If there is no time period allocated......the same applies. If one partner continuously wishes to time period to be vague and extended, then it is safe to say that within that person, the lack of setting a personal time frame for a resolution is not as important as it should be. If the time period is set beforehand, it creates a pressure, which may or may not contribute to choices that may not be true to the person's innermost desires.
I personally think you should have a sit down and discuss the full reason why you would be apart for a while, and if it is anything else than an exercise to find out how you can come together in greater harmony, then you need to review the basics. You and your spouse should be able to decide on a loose time frame, without pressure. I would apply no other constraints or guidelines. They may serve to block certain actions which may otherwise not show themselves, but ultimately are a sign of commitment and integrity towards achieving the set goal.
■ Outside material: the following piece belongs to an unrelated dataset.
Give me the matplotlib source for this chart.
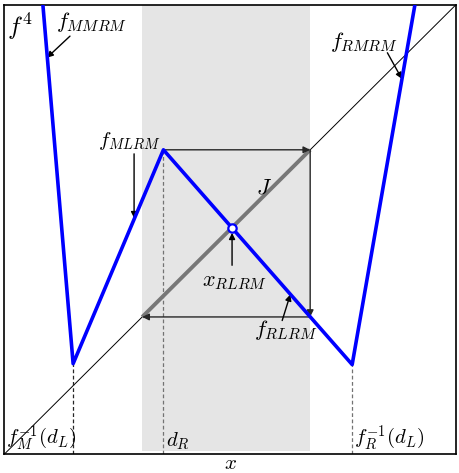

Make sure that you do not have contact in the first weeks, so that you both can feel the level of discomfort you will experience by not being together. It is this level that makes the process go forward. When you miss someone greatly, your mind is on the issue. This is when you make your decisions and weigh all your options.
On the other hand, if the feelings of discomfort are not there, then that also tells a story. This is simply the truth of the matter. We cannot be told what to feel or how to feel. Our emotions must be taken as they come, and they must be controlled when necessary.
Your task, being that you know what you want, is to let her have the time necessary to find out what she wants and how she wishes to go forward. She will appreciate the time, and you will be a better person for giving her the chance to find herself once again. If nothing, you will have achieved a new degree of understanding yourself and building your strength in the face of these difficult situations.
What ever you choose to do, realize that the outcome usually is what is best for both of you, because it will be managed by your respective feelings and desires.